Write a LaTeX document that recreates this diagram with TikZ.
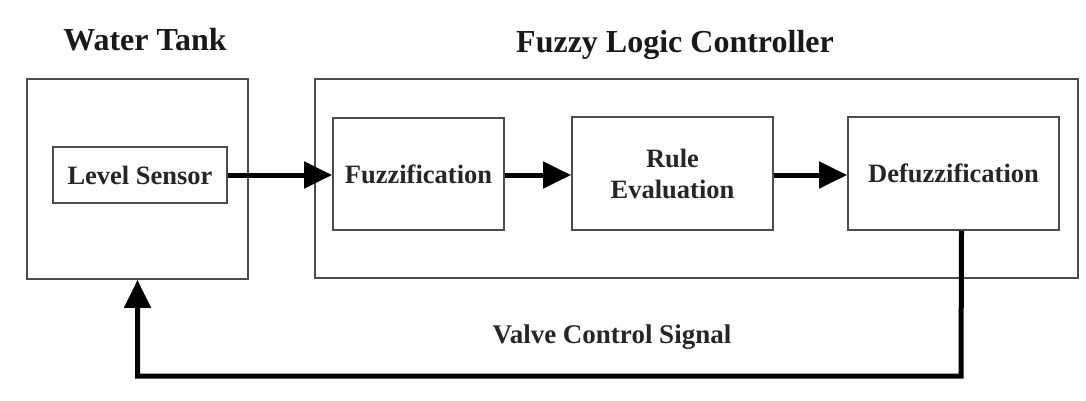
\documentclass[tikz,border=0pt]{standalone}
\usepackage{fontspec}
\setmainfont{Liberation Serif}
\usetikzlibrary{arrows.meta}
\tikzset{
  block/.style={draw=black!70, line width=1.8pt, fill=none, inner sep=0pt,
    font=\fontsize{26.5}{31}\selectfont\bfseries, text=black!85, align=center},
  frame/.style={draw=black!70, line width=1.8pt, inner sep=0pt},
  title/.style={font=\fontsize{32}{38}\selectfont\bfseries, text=black!90, anchor=base, inner sep=0pt},
  caption/.style={font=\fontsize{27}{32}\selectfont\bfseries, text=black!85, anchor=base, inner sep=0pt},
  flow/.style={line width=5pt, -{Triangle[length=28pt,width=26pt]}},
}
\begin{document}
\begin{tikzpicture}[x=1pt, y=-1pt]
  \useasboundingbox[fill=white] (0,0) rectangle (1086,400);

  % outer frames
  \node[frame, minimum width=221pt, minimum height=200pt] (tank) at (137.5,179) {};
  \node[frame, minimum width=763pt, minimum height=199pt] (flc) at (696.5,178.5) {};

  % headings
  \node[title] (ttank) at (145,50) {Water Tank};
  \node[title] (tflc) at (675,52) {Fuzzy Logic Controller};

  % blocks
  \node[block, minimum width=174pt, minimum height=56pt] (ls) at (140,175) {Level Sensor};
  \node[block, minimum width=171pt, minimum height=112pt] (fuzz) at (418.5,174) {Fuzzification};
  \node[block, minimum width=201pt, minimum height=113pt] (rule) at (672.5,173.5) {Rule\\Evaluation};
  \node[block, minimum width=211pt, minimum height=113pt] (defuzz) at (953.5,173.5) {Defuzzification};

  % signal path
  \draw[flow] (ls.east) -- (ls.east -| fuzz.west);
  \draw[flow] (fuzz.east |- 0,175) -- (rule.west |- 0,175);
  \draw[flow] (rule.east |- 0,175) -- (defuzz.west |- 0,175);

  % feedback loop
  \coordinate (fbstart) at ([xshift=8pt]defuzz.south);
  \coordinate (fbcorner) at (961,376);
  \draw[flow, line join=miter] (fbstart) -- (fbcorner) -| (tank.south);

  \node[caption] (valve) at (612,343) {Valve Control Signal};
\end{tikzpicture}
\end{document}
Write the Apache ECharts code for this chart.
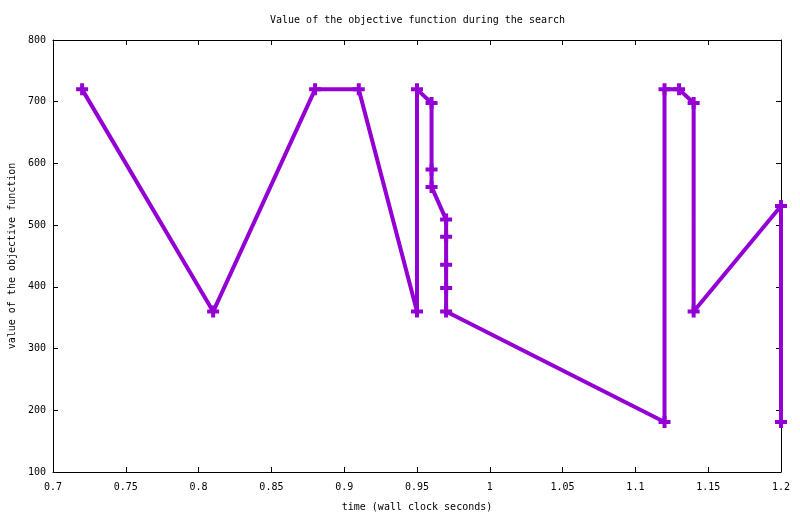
+++++
→ Exercise details
Using the listing, collect all lines in which the string "Write" is found.

→ Output for this task
Write a LaTeX document that recreates this diagram with TikZ.
Write the Apache ECharts code for this chart.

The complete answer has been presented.